Analogamente, la preghiera consente alla vocazione di tradursi in servizio. Ogni chiamata divina è una missione, un invito ad andare e a diffondere operosamente la buona novella del Regno. Ora la messa a punto del proprio compito e l’energia per assolverlo dipendono da doni di grazia che ci possono essere propiziati solo dall’orazione assidua e amorosa.
La prima vocazione
Quanto siamo venuti dicendo mostra all’evidenza che la preghiera è la prima vocazione dell’uomo, poiché costituisce la condizione stessa per accogliere le chiamate divine e per assecondarle. Quest’attitudine all’ascolto orante, è stato affermato, riconduce simultaneamente l’uomo a se stesso e a Dio, dal momento che svela il carattere creaturale e la relazione con Dio, fonte e sostegno di ogni chiamata.

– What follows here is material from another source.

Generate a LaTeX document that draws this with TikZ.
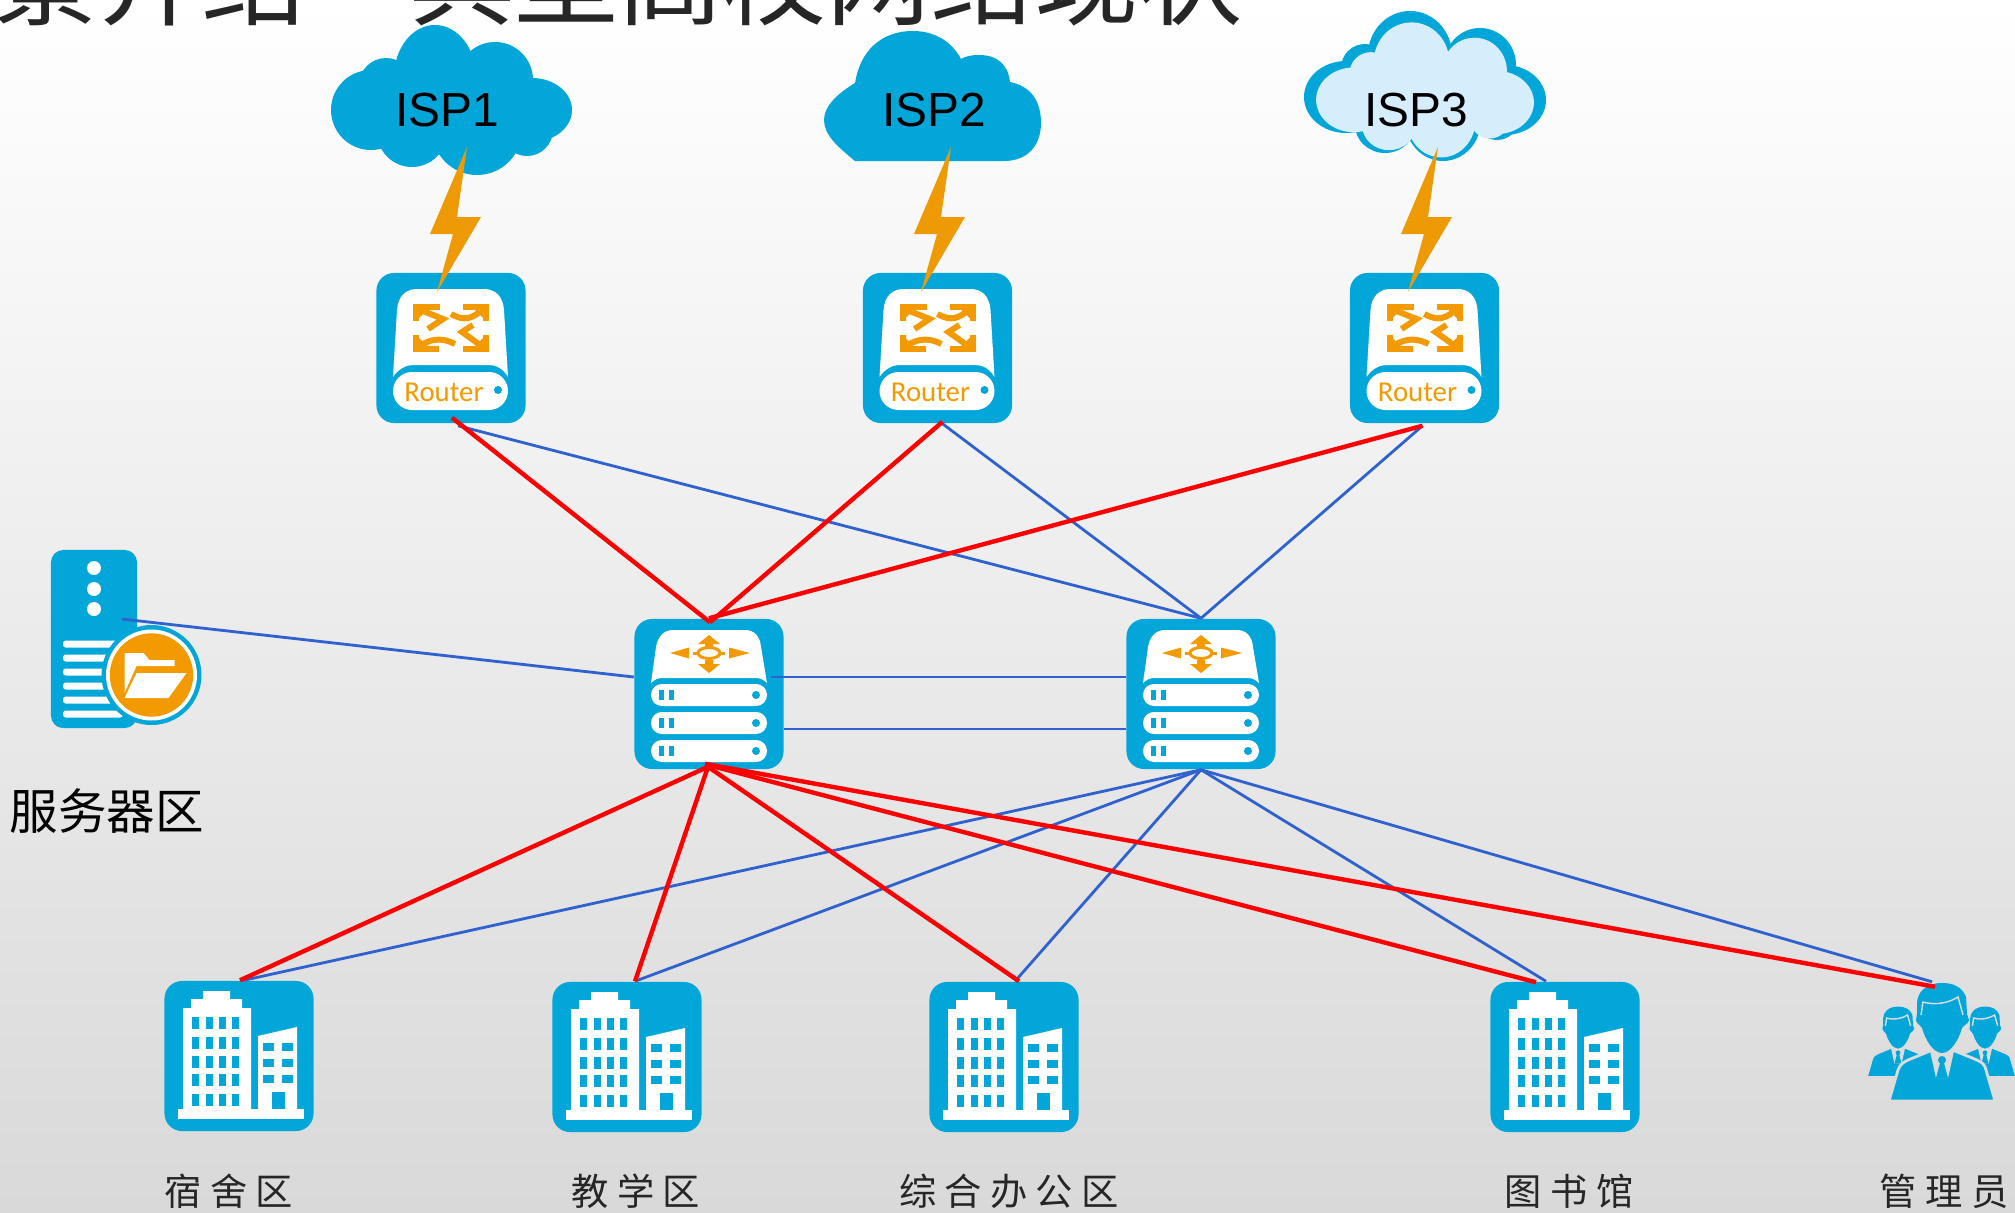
\documentclass[tikz,border=0pt]{standalone}
\usepackage{fontspec}
\setmainfont{Liberation Sans}
\newfontfamily\cjk{Noto Sans CJK SC}
\newfontfamily\rtfont{Carlito}
\usetikzlibrary{arrows.meta, calc}
\definecolor{iconblue}{HTML}{03A6D9}
\definecolor{iconorange}{HTML}{F29A00}
\definecolor{boltorange}{HTML}{EE9A04}
\definecolor{cloudpale}{HTML}{D6EEFC}
\definecolor{linkblue}{HTML}{2F62CE}
\definecolor{linkred}{HTML}{FF0000}
\definecolor{bgface}{HTML}{DCDCDC}
\definecolor{bglow}{HTML}{D9D9D9}
\definecolor{inktext}{HTML}{262626}
\newcommand{\cloudonelobes}{435/77/41/52, 495/80/38/38, 532/110/40/32, 527/130/26/26, 477/130/45/45, 412/132/35/35, 371/110/40/40, 386/85/27/27, 445/105/60/50}
\newcommand{\cloudthreelobes}{-15/-40/42/44, 55/-30/36/37, 80/5/41/35, 72/23/22/22, 18/25/38/41, -40/30/30/28, -79/2/42/36, -60/-27/24/24, 0/0/65/45}
\tikzset{%
    box/.style={rectangle, fill=iconblue, rounded corners=5pt, minimum width=1.49cm, minimum height=1.5cm, inner sep=0pt},
    lnkb/.style={line width=0.8pt, linkblue},
    lnkr/.style={line width=1.25pt, linkred},
    blab/.style={inner sep=0pt, inktext, font=\cjk\fontsize{10.6}{12}\selectfont},
    ispt/.style={inner sep=0pt, anchor=base, font=\fontsize{13.6}{15}\selectfont},
    arw/.style={line width=1.7pt, iconorange},
    pics/boltmark/.style={code={
        \fill[boltorange] (16,-201) -- (6,-131) -- (30,-131) -- (-14,-56) -- (2,-114) -- (-21,-114) -- cycle;
    }},
    pics/routericon/.style={code={
        \fill[white] (-58,29) -- (-54,-38) .. controls (-53,-52) and (-45,-59) .. (-34,-59) -- (33,-59) .. controls (44,-59) and (52,-52) .. (53,-38) -- (57,29) .. controls (52,20) and (44,17) .. (38,17) -- (-38,17) .. controls (-44,17) and (-52,20) .. (-58,29) -- cycle;
        \fill[white, rounded corners=5.4pt] (-58,24) rectangle (57,62);
        \fill[iconblue] (47,42) circle (4);
        \node[iconorange, inner sep=0pt, anchor=base, font=\rtfont\fontsize{8.2}{9}\selectfont] (-txt) at (-7,53) {Router};
        \draw[arw] (-11,-41) -- (-35,-41) -- (-35,-27);
        \fill[iconorange] (-35,-41) -- (-21,-41) -- (-35,-27) -- cycle;
        \draw[arw] (-33,-39) -- (-8,-29) -- (-23,-19);
        \draw[arw] (12,-41) -- (35,-41) -- (35,-27);
        \fill[iconorange] (35,-41) -- (21,-41) -- (35,-27) -- cycle;
        \draw[arw] (32,-39) .. controls (22,-30) and (14,-26) .. (0,-34);
        \draw[arw] (-12,1) -- (-35,1) -- (-35,-13);
        \fill[iconorange] (-35,1) -- (-21,1) -- (-35,-13) -- cycle;
        \draw[arw] (-33,-1) .. controls (-22,-8) and (-12,-12) .. (4,-4);
        \draw[arw] (12,1) -- (35,1) -- (35,-13);
        \fill[iconorange] (35,1) -- (21,1) -- (35,-13) -- cycle;
        \draw[arw] (32,-1) -- (11,-16) -- (22,-23);
    }},
    pics/coreicon/.style={code={
        \fill[white] (-58,-11) -- (-53,-47) .. controls (-51,-58) and (-45,-64) .. (-36,-64) -- (36,-64) .. controls (45,-64) and (51,-58) .. (52,-47) -- (58,-11) .. controls (54,-15) and (50,-16) .. (47,-16) -- (-47,-16) .. controls (-50,-16) and (-54,-15) .. (-58,-11) -- cycle;
        \foreach \py in {-10,18,46} {
            \fill[white, rounded corners=3.1pt] (-58,\py) rectangle (58,\py+22);
            \fill[iconblue] (-50,\py+6) rectangle ++(5,10);
            \fill[iconblue] (-40,\py+6) rectangle ++(5,10);
            \fill[iconblue] (47,\py+11) circle (4);
        }
        \draw[iconorange, line width=0.85pt] (0,-41) ellipse [x radius=11, y radius=5.5];
        \draw[iconorange, line width=0.85pt] (-16,-41) -- (-11,-41) (11,-41) -- (16,-41);
        \fill[iconorange] (0,-59) -- (11,-50) -- (4,-50) -- (4,-47) -- (-4,-47) -- (-4,-50) -- (-11,-50) -- cycle;
        \fill[iconorange] (0,-21) -- (11,-30) -- (4,-30) -- (4,-34) -- (-4,-34) -- (-4,-30) -- (-11,-30) -- cycle;
        \fill[iconorange] (-39,-41) -- (-20,-46.5) -- (-20,-35.5) -- cycle;
        \fill[iconorange] (41,-41) -- (20,-46.5) -- (20,-35.5) -- cycle;
    }},
    pics/bldgicon/.style={code={
        \fill[white] (-61,53) rectangle (65,63);
        \fill[white] (-56,53) -- (-56,-48) -- (-48,-48) -- (-48,-57) -- (-36,-57) -- (-36,-65) -- (-9,-65) -- (-9,-57) -- (3,-57) -- (3,-48) -- (12,-48) -- (12,53) -- cycle;
        \fill[white] (19,-20) -- (58,-29) -- (58,53) -- (19,53) -- cycle;
        \foreach \wx in {-47,-33,-20,-7}
            \foreach \wy in {-39,-19,0,18,38}
                \fill[iconblue] (\wx,\wy) rectangle ++(7,12);
        \foreach \wx in {24,43}
            \foreach \wy in {-13,3,19}
                \fill[iconblue] (\wx,\wy) rectangle ++(11,8);
        \fill[iconblue] (33,36) rectangle (46,53);
    }},
    pics/servericon/.style={code={
        \foreach \dy in {-71,-50,-30}
            \fill[white] (0,\dy) circle (7);
        \foreach \by in {5,19,33,47,61,75}
            \fill[white, rounded corners=0.8pt] (-31,\by-3.5) rectangle (29,\by+3.5);
        \fill[iconblue] (57.5,36) circle (50);
        \fill[white] (57.5,36) circle (45.5);
        \fill[iconorange] (57.5,36) circle (41.7);
        \begin{scope}[shift={(57.5,36)}]
            \fill[white] (-27,-22) -- (-8,-22) -- (-2,-15) -- (23,-15) -- (23,-9) -- (-15,-9) -- (-27,18) -- cycle;
            \fill[white] (-15,-2) -- (35,-2) -- (17,23) -- (-27,23) -- cycle;
        \end{scope}
    }},
    pics/personicon/.style={code={
        \fill[iconblue, draw=bgface, line width=0.8pt] (-53,59) -- (-44,28) .. controls (-42,22) and (-38,20) .. (-34,18) -- (-12,9) -- (13,9) -- (35,18) .. controls (39,20) and (43,22) .. (44,28) -- (53,59) -- cycle;
        \fill[bgface] (-12,9) -- (12,9) -- (6,36) -- (-6,36) -- cycle;
        \fill[iconblue] (0,18) circle (4);
        \fill[iconblue] (-2,21) -- (2,21) -- (6,36) -- (-6,36) -- cycle;
        \fill[iconblue] (0,-59) .. controls (-16,-59) and (-25,-50) .. (-25,-38) -- (-25,-28) -- (-26,-22) .. controls (-26,-19) and (-22,-17) .. (-20,-14) .. controls (-17,-3) and (-9,11) .. (0,11) .. controls (9,11) and (17,-3) .. (20,-14) .. controls (22,-17) and (27,-19) .. (27,-22) -- (25,-28) -- (24,-45) .. controls (20,-55) and (12,-59) .. (0,-59) -- cycle;
        \draw[bgface, line width=0.4pt] (-21,-27) -- (-19,-40) .. controls (-5,-36) and (8,-40) .. (16,-45) -- (21,-27);
    }},
}
\begin{document}
\begin{tikzpicture}[x=0.01cm, y=-0.01cm]
    \useasboundingbox (0,0) rectangle (2015,1212);
    \clip (0,0) rectangle (2015,1212);
    \fill[top color=white, bottom color=bglow] (0,0) rectangle (2015,1212);
    \node[inktext, inner sep=0pt, anchor=base west, font=\cjk\fontsize{29.6}{32}\selectfont] (title) at (-7,18) {景介绍　典型高校网络现状};

    \foreach \cx/\cy/\rx/\ry in \cloudonelobes
        \fill[iconblue] (\cx,\cy) ellipse [x radius=\rx, y radius=\ry];
    \fill[iconblue] (855,161) .. controls (838,147) and (824,135) .. (824,120) .. controls (824,105) and (840,92) .. (855,83) .. controls (860,52) and (880,31) .. (913,31) .. controls (935,31) and (952,42) .. (961,59) .. controls (966,56) and (972,55) .. (979,55) .. controls (998,55) and (1008,65) .. (1010,82) .. controls (1030,86) and (1041,100) .. (1041,123) .. controls (1041,145) and (1028,161) .. (1004,161) -- cycle;
    \begin{scope}[shift={(1425,95)}]
        \foreach \cx/\cy/\rx/\ry in \cloudthreelobes
            \fill[iconblue] (\cx,\cy) ellipse [x radius=\rx, y radius=\ry];
    \end{scope}
    \begin{scope}[shift={(1425,98)}, scale=0.9]
        \foreach \cx/\cy/\rx/\ry in \cloudthreelobes
            \fill[cloudpale] (\cx,\cy) ellipse [x radius=\rx, y radius=\ry];
    \end{scope}
    \node[ispt] (isp1) at (447,126.5) {ISP1};
    \node[ispt] (isp2) at (934,126.5) {ISP2};
    \node[ispt] (isp3) at (1416,126.5) {ISP3};

    \node[box] (r1) at (451,348) {};
    \node[box] (r2) at (937.5,348) {};
    \node[box] (r3) at (1424.5,348) {};
    \node[box] (c1) at (709,694) {};
    \node[box] (c2) at (1201,694) {};
    \node[box] (b1) at (239,1056) {};
    \node[box] (b2) at (627,1057) {};
    \node[box] (b3) at (1004,1057) {};
    \node[box] (b4) at (1565,1057) {};
    \node[rectangle, fill=iconblue, rounded corners=3.5pt, minimum width=0.86cm, minimum height=1.78cm, inner sep=0pt] (srv) at (94,639) {};
    \node[rectangle, inner sep=0pt, minimum width=1.08cm, minimum height=1.19cm] (adm) at (1942,1042) {};

    \pic (r1i) at (r1.center) {routericon};
    \pic (r2i) at (r2.center) {routericon};
    \pic (r3i) at (r3.center) {routericon};
    \pic at (r1.center) {boltmark};
    \pic at (935,348) {boltmark};
    \pic at (1422,348) {boltmark};
    \pic at (c1.center) {coreicon};
    \pic at (c2.center) {coreicon};
    \pic at (b1.center) {bldgicon};
    \pic at (b2.center) {bldgicon};
    \pic at (b3.center) {bldgicon};
    \pic at (b4.center) {bldgicon};
    \pic at (srv.center) {servericon};
    \pic[scale=0.6] at (1898,1042) {personicon};
    \pic[scale=0.6] at (1985,1042) {personicon};
    \pic at (adm.center) {personicon};

    \draw[lnkb] ([shift={(7,2)}]r1.south) -- (c2.north);
    \draw[lnkb] ([shift={(5,0)}]r2.south) -- (c2.north);
    \draw[lnkb] ([shift={(-2,2)}]r3.south) -- (c2.north);
    \draw[lnkb] ([shift={(28,-20)}]srv.center) -- ([shift={(0,-17)}]c1.west);
    \draw[lnkb] ([shift={(-13,-17)}]c1.east) -- ([shift={(0,-17)}]c2.west);
    \draw[lnkb] ([shift={(0,35)}]c1.east) -- ([shift={(0,35)}]c2.west);
    \draw[lnkb] (c2.south) -- ([shift={(5,0)}]b1.north);
    \draw[lnkb] (c2.south) -- ([shift={(8,0)}]b2.north);
    \draw[lnkb] (c2.south) -- ([shift={(11,0)}]b3.north);
    \draw[lnkb] (c2.south) -- ([shift={(-19,0)}]b4.north);
    \draw[lnkb] (c2.south) -- ([shift={(-10,0)}]adm.north);

    \draw[lnkr] ([shift={(1,-6)}]r1.south) -- ([shift={(1,4)}]c1.north);
    \draw[lnkr] ([shift={(5,-2)}]r2.south) -- ([shift={(1,4)}]c1.north);
    \draw[lnkr] ([shift={(-2,2)}]r3.south) -- (c1.north);
    \draw[lnkr] ([shift={(-1,-3)}]c1.south) -- ([shift={(1,0)}]b1.north);
    \draw[lnkr] ([shift={(-1,-3)}]c1.south) -- ([shift={(8,0)}]b2.north);
    \draw[lnkr] ([shift={(-1,-3)}]c1.south) -- ([shift={(15,0)}]b3.north);
    \draw[lnkr] ([shift={(-2,-5)}]c1.south) -- ([shift={(-29,1)}]b4.north);
    \draw[lnkr] ([shift={(-4,-6)}]c1.south) -- ([shift={(-7,5)}]adm.north);

    \node[inner sep=0pt, font=\cjk\fontsize{13.8}{15}\selectfont] (srvlab) at (107,811) {服务器区};
    \node[blab] (lab1) at (229,1191) {宿 舍 区};
    \node[blab] (lab2) at (636,1191) {教 学 区};
    \node[blab] (lab3) at (1009,1191) {综 合 办 公 区};
    \node[blab] (lab4) at (1569,1191) {图 书 馆};
    \node[blab] (lab5) at (1944,1191) {管 理 员};
\end{tikzpicture}
\end{document}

Se ha tanta importanza porsi in uno stato di ricettività totale dinanzi a Dio e di dialogo amoroso con lui, allora si dovrà porre l’accento sulla qualità dell’ascolto in ordine al cogliere e all’assecondare la chiamata divina. L’ascolto inautentico è denunciato nella parabola del seme: si tratta dell’ascolto frustrato dal Maligno, superficiale, soffocato dalle interferenze mondane e distratto. All’opposto Maria è il modello dell’ascolto autentico, che è a un tempo rivelativo, meditativo e fattivo. Volendo poi meglio precisarne gli aspetti, sulla falsariga della testimonianza di Maria, possiamo affermare che quello della Vergine è stato un ascolto dialogante, interiorizzato, fecondo. Che sono poi le caratteristiche supreme della nostra preghiera: essa è dialogo con Dio, che ci conduce ad accogliere in profondità la sua parola e infine a tradurla in comportamento di vita.